Nov 12, 2006, 14:45 GMT
Gorleben, Germany - A trainload of spent nuclear fuel reached northern Germany early Sunday as wind, rain and hail put a damper on protests near Germany's main storage facility for the fuel.
The route for the trip, which began at a nuclear reprocessing factory in France, was kept secret, but the train was sighted in the northern city of Hanover, only 100 kilometres short of journey's end.
The 12 containers of waste were set to be taken off the train Sunday and moved by truck to the storage site at Gorleben. As with nine preceding waste-transport operations down the years, the anti- nuclear movement said it would block the road with sit-ins.
The confrontation has become a ritual. Late Saturday, a protester handed a pistol back to a policeman who dropped it during one clash close to Gorleben, police confirmed. A protest spokesman said doing so was a symbolic gesture against force.
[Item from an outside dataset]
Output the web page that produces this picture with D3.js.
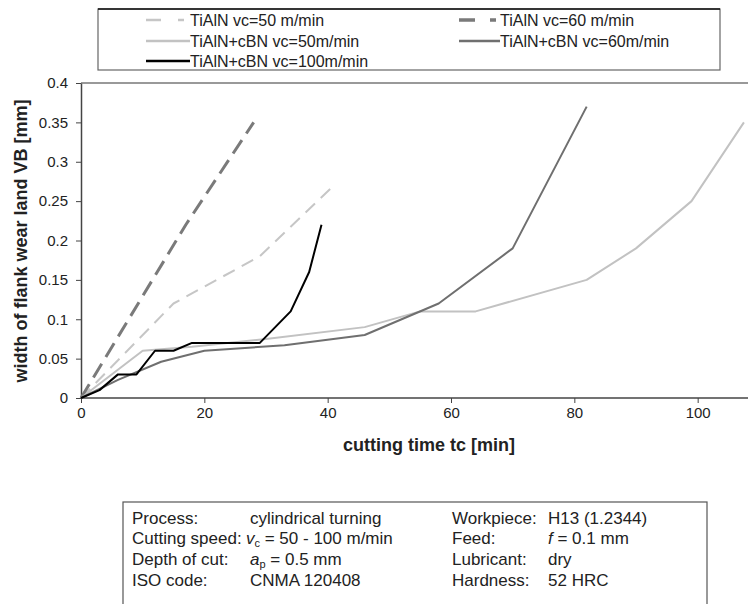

Some 16,000 police were assigned to protect the railtracks and road, but police said there had been little disruption on the rail part of the journey through Germany. The train had been delayed on Friday in France by protesters swarming onto the tracks.
Two years ago a man was killed in France when he lay on the track and a laden nuclear train was unable to stop in time.
The spent fuel, from German nuclear power stations, has been stabilized in pellets of glass and packed inside a type of storage container known as a 'castor.' A warehouse at Gorleben already contains 68 castors of the high-grade radioactive waste.
Germany is considering whether to sink them down an old salt mine nearby or to build a long-term waste dump somewhere else.
The 12 castors were to be unloaded Monday from the train and hauled the last few kilometres to Gorleben by truck. Thousands of demonstrators gathered Saturday in Gorleben to demand the closure of all nuclear power stations and the end of all waste transport.